My father sexually abused me. I am sure at this point maybe you are becoming a little uncomfortable. It has been many years since this information has been a secret and because I have done nothing wrong, I have no qualms in sharing this information with anyone. If you don’t know it now, trust me, it’s because it has never come up. Feel free to stop reading now.
A few days ago I found a picture of my father and it’s as if I personally opened Pandora’s Box. It is no longer the abuse that affects me so greatly. It is not about the manipulation, the physical damage or the innocence lost. It is the frustration that even now a simple photo can stop me in my tracks.

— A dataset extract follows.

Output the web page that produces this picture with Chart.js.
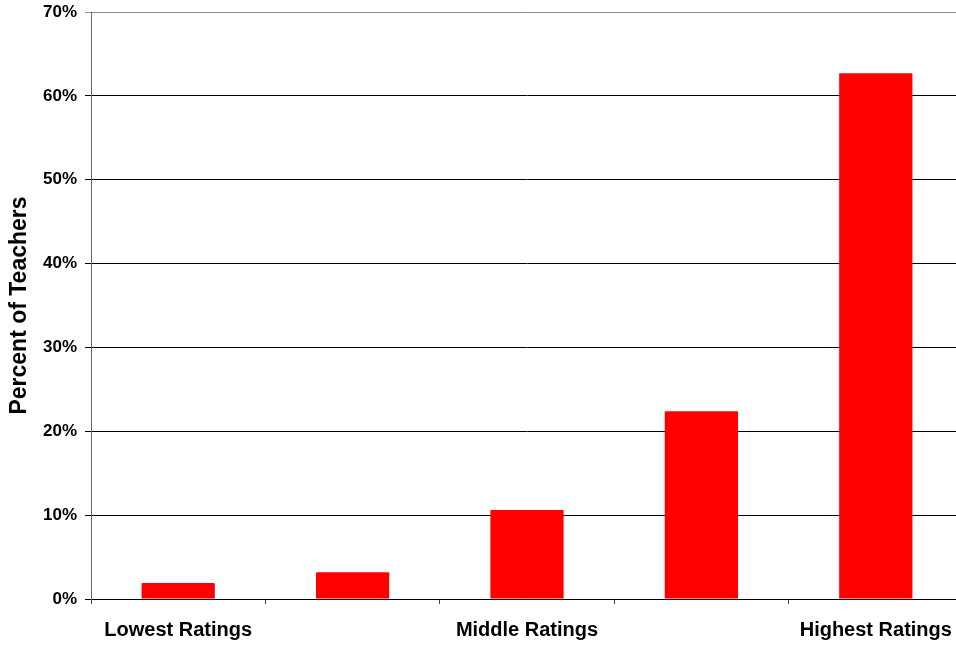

It is the weary place in my heart that is still negotiating the unfairness of the abuse. How a man that bought me a telescope and taught me about constellations could have been so cruel. How the man who taught me to sing could attempt to destroy my voice. How my interpretation of God and Fatherly love could be so warped by the same man that tried to teach me those truths.
On days when the shadow lurks, I lay on the floor kicking, pulling at my hair and screaming, “It’s not fair!”
I hold my children and beg God for their safety with no assurances and I whisper, “It’s not fair.”
I remember that I must forgive for every ounce of rage that I conjure up and I squirm in the unfairness. I tend to wallow in self pity, holding and petting the unanswered question of ‘Why?’.
All the while, I know there is no answer.
Tomorrow, I will step out into the sun from underneath the shadow of my Father’s crime and the unanswered questions will rest in the hands of a God that comforts the fatherless.
On those days, I feel lucky to fall into that category.
You hear, O LORD, the desire of the afflicted;
you encourage them, and you listen to their cry,
in order that man, who is of the earth, may terrify no more.